Rows from a dataset of charts and code:
/---
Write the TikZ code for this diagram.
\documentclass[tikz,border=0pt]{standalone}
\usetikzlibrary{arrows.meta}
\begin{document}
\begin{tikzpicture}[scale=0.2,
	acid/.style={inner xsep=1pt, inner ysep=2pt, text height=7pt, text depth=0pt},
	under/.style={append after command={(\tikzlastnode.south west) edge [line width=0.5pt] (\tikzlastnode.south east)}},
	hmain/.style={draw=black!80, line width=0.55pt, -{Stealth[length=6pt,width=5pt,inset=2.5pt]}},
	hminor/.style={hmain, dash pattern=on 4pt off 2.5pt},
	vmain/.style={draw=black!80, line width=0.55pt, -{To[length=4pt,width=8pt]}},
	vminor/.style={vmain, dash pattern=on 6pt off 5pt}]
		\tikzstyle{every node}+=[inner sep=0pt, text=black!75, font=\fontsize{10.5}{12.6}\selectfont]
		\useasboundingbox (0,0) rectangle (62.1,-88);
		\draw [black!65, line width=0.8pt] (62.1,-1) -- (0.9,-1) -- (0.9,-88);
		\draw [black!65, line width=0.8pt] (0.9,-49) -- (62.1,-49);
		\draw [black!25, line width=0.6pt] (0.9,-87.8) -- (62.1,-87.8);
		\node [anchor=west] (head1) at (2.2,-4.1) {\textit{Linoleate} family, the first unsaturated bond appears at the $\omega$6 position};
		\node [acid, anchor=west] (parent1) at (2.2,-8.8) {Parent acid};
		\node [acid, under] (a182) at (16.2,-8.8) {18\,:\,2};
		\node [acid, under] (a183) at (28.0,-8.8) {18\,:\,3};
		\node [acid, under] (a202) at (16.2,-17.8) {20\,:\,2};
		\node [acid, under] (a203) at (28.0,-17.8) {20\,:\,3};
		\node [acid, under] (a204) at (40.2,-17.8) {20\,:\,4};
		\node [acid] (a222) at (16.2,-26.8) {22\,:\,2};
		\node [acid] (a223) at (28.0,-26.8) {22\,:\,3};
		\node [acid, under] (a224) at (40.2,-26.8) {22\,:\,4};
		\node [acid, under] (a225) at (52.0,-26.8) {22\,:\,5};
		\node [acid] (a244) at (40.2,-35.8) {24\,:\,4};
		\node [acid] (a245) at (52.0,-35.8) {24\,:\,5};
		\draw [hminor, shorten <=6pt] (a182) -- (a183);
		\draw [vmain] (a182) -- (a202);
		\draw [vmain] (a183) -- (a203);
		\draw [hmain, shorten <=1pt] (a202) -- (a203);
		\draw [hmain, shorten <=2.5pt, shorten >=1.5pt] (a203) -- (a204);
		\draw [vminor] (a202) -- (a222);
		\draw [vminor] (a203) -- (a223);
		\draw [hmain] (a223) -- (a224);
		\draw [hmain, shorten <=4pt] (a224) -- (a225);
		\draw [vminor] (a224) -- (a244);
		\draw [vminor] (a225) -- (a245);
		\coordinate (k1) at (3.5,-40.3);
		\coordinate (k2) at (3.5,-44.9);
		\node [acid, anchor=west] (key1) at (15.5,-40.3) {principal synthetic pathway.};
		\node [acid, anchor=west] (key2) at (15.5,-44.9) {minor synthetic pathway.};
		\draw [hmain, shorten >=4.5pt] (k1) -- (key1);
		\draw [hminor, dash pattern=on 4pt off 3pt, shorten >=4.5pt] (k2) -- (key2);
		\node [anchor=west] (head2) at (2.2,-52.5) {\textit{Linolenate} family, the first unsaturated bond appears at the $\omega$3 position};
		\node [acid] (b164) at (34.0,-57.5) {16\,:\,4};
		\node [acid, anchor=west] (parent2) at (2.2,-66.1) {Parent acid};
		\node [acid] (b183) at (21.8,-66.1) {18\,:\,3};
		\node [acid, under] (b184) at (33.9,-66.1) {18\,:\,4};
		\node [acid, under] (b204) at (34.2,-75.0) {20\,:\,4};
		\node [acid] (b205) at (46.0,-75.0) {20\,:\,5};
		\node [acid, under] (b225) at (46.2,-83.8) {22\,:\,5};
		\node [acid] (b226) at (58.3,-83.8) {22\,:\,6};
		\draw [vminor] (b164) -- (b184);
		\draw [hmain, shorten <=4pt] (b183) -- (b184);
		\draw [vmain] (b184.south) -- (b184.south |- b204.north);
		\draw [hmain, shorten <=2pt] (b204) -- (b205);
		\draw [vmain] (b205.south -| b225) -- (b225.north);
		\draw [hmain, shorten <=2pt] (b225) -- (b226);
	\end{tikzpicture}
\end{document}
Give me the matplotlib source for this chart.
\---
Stated problem: Which lines in the listing above hold the word "this"? Show each of them.

Task output:
Write the TikZ code for this diagram.
Give me the matplotlib source for this chart.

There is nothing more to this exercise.